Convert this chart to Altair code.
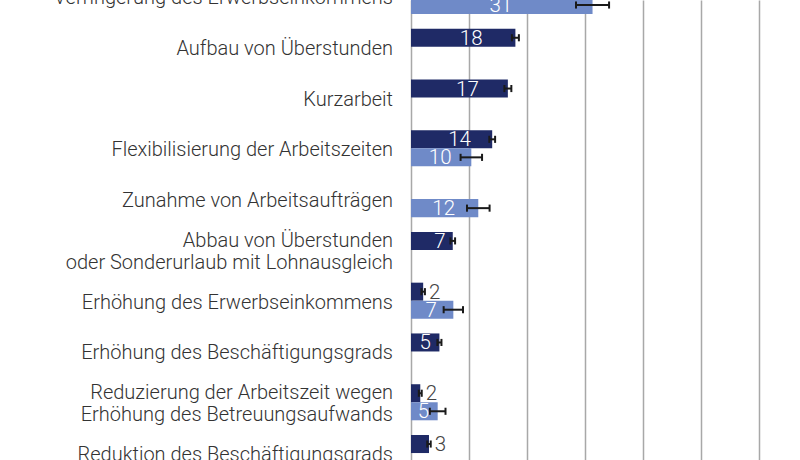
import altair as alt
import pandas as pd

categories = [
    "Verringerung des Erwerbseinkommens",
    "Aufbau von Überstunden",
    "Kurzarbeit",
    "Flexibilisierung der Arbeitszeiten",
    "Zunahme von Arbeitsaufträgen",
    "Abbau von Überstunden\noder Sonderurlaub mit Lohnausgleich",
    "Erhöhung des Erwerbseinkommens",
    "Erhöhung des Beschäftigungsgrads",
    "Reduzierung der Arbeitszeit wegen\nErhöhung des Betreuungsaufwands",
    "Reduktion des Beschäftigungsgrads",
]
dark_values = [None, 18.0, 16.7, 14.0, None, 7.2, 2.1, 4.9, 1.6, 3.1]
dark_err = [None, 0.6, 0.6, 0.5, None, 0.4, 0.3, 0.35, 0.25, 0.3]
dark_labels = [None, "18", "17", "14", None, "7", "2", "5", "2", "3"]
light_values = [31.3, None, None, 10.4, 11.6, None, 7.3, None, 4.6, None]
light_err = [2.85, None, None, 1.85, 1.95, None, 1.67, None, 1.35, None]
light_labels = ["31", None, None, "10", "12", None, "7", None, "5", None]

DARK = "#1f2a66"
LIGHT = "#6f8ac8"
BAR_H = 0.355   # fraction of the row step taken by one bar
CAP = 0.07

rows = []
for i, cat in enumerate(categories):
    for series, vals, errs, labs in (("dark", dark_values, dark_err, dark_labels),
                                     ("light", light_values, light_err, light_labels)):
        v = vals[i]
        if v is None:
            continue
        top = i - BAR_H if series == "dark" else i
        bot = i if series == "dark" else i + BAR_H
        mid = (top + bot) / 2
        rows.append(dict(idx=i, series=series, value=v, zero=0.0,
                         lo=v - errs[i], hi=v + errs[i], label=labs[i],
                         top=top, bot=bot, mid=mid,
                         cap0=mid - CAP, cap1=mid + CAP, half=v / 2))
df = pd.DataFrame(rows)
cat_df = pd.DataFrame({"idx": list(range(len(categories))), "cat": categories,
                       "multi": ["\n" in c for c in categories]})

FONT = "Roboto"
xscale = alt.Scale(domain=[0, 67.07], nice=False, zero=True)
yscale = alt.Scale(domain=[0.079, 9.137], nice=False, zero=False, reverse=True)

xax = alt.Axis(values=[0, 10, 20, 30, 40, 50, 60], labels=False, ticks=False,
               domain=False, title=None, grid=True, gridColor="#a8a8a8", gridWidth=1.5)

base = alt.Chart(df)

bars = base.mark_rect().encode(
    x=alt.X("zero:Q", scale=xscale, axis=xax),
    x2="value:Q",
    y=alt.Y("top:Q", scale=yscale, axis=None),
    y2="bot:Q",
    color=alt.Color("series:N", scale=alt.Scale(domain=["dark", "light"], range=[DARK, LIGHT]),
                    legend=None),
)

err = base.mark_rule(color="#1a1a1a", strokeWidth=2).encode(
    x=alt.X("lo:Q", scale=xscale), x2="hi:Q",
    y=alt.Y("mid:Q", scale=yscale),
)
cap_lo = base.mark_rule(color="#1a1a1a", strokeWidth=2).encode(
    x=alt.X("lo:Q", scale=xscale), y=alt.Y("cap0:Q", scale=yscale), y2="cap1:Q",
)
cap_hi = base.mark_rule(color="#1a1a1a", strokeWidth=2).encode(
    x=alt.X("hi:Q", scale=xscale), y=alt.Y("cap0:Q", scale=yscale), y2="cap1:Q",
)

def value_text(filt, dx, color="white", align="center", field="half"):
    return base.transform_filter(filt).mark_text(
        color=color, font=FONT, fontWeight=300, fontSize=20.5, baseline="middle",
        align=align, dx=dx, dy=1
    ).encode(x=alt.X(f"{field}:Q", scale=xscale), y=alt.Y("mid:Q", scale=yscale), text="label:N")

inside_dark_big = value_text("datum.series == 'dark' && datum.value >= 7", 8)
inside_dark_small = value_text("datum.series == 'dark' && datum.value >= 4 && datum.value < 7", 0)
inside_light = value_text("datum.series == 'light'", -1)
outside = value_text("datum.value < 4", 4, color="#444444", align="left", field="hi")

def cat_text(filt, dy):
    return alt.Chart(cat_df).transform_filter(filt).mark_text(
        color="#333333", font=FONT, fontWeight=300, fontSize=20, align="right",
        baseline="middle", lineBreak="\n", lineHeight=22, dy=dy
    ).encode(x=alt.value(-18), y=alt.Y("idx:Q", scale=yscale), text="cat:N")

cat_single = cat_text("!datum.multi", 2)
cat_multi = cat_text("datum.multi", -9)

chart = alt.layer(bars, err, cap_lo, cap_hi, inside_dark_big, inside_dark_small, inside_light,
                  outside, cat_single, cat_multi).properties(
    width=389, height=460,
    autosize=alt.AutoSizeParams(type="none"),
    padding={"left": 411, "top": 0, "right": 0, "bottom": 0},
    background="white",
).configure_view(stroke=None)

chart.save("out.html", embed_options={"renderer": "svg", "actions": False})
==*==
TO BE DONE: Reproduce the data word for word, excluding its pictures.

FULL ANSWER:
Convert this chart to Altair code.
import altair as alt
import pandas as pd

categories = [
    "Verringerung des Erwerbseinkommens",
    "Aufbau von Überstunden",
    "Kurzarbeit",
    "Flexibilisierung der Arbeitszeiten",
    "Zunahme von Arbeitsaufträgen",
    "Abbau von Überstunden\noder Sonderurlaub mit Lohnausgleich",
    "Erhöhung des Erwerbseinkommens",
    "Erhöhung des Beschäftigungsgrads",
    "Reduzierung der Arbeitszeit wegen\nErhöhung des Betreuungsaufwands",
    "Reduktion des Beschäftigungsgrads",
]
dark_values = [None, 18.0, 16.7, 14.0, None, 7.2, 2.1, 4.9, 1.6, 3.1]
dark_err = [None, 0.6, 0.6, 0.5, None, 0.4, 0.3, 0.35, 0.25, 0.3]
dark_labels = [None, "18", "17", "14", None, "7", "2", "5", "2", "3"]
light_values = [31.3, None, None, 10.4, 11.6, None, 7.3, None, 4.6, None]
light_err = [2.85, None, None, 1.85, 1.95, None, 1.67, None, 1.35, None]
light_labels = ["31", None, None, "10", "12", None, "7", None, "5", None]

DARK = "#1f2a66"
LIGHT = "#6f8ac8"
BAR_H = 0.355   # fraction of the row step taken by one bar
CAP = 0.07

rows = []
for i, cat in enumerate(categories):
    for series, vals, errs, labs in (("dark", dark_values, dark_err, dark_labels),
                                     ("light", light_values, light_err, light_labels)):
        v = vals[i]
        if v is None:
            continue
        top = i - BAR_H if series == "dark" else i
        bot = i if series == "dark" else i + BAR_H
        mid = (top + bot) / 2
        rows.append(dict(idx=i, series=series, value=v, zero=0.0,
                         lo=v - errs[i], hi=v + errs[i], label=labs[i],
                         top=top, bot=bot, mid=mid,
                         cap0=mid - CAP, cap1=mid + CAP, half=v / 2))
df = pd.DataFrame(rows)
cat_df = pd.DataFrame({"idx": list(range(len(categories))), "cat": categories,
                       "multi": ["\n" in c for c in categories]})

FONT = "Roboto"
xscale = alt.Scale(domain=[0, 67.07], nice=False, zero=True)
yscale = alt.Scale(domain=[0.079, 9.137], nice=False, zero=False, reverse=True)

xax = alt.Axis(values=[0, 10, 20, 30, 40, 50, 60], labels=False, ticks=False,
               domain=False, title=None, grid=True, gridColor="#a8a8a8", gridWidth=1.5)

base = alt.Chart(df)

bars = base.mark_rect().encode(
    x=alt.X("zero:Q", scale=xscale, axis=xax),
    x2="value:Q",
    y=alt.Y("top:Q", scale=yscale, axis=None),
    y2="bot:Q",
    color=alt.Color("series:N", scale=alt.Scale(domain=["dark", "light"], range=[DARK, LIGHT]),
                    legend=None),
)

err = base.mark_rule(color="#1a1a1a", strokeWidth=2).encode(
    x=alt.X("lo:Q", scale=xscale), x2="hi:Q",
    y=alt.Y("mid:Q", scale=yscale),
)
cap_lo = base.mark_rule(color="#1a1a1a", strokeWidth=2).encode(
    x=alt.X("lo:Q", scale=xscale), y=alt.Y("cap0:Q", scale=yscale), y2="cap1:Q",
)
cap_hi = base.mark_rule(color="#1a1a1a", strokeWidth=2).encode(
    x=alt.X("hi:Q", scale=xscale), y=alt.Y("cap0:Q", scale=yscale), y2="cap1:Q",
)

def value_text(filt, dx, color="white", align="center", field="half"):
    return base.transform_filter(filt).mark_text(
        color=color, font=FONT, fontWeight=300, fontSize=20.5, baseline="middle",
        align=align, dx=dx, dy=1
    ).encode(x=alt.X(f"{field}:Q", scale=xscale), y=alt.Y("mid:Q", scale=yscale), text="label:N")

inside_dark_big = value_text("datum.series == 'dark' && datum.value >= 7", 8)
inside_dark_small = value_text("datum.series == 'dark' && datum.value >= 4 && datum.value < 7", 0)
inside_light = value_text("datum.series == 'light'", -1)
outside = value_text("datum.value < 4", 4, color="#444444", align="left", field="hi")

def cat_text(filt, dy):
    return alt.Chart(cat_df).transform_filter(filt).mark_text(
        color="#333333", font=FONT, fontWeight=300, fontSize=20, align="right",
        baseline="middle", lineBreak="\n", lineHeight=22, dy=dy
    ).encode(x=alt.value(-18), y=alt.Y("idx:Q", scale=yscale), text="cat:N")

cat_single = cat_text("!datum.multi", 2)
cat_multi = cat_text("datum.multi", -9)

chart = alt.layer(bars, err, cap_lo, cap_hi, inside_dark_big, inside_dark_small, inside_light,
                  outside, cat_single, cat_multi).properties(
    width=389, height=460,
    autosize=alt.AutoSizeParams(type="none"),
    padding={"left": 411, "top": 0, "right": 0, "bottom": 0},
    background="white",
).configure_view(stroke=None)

chart.save("out.html", embed_options={"renderer": "svg", "actions": False})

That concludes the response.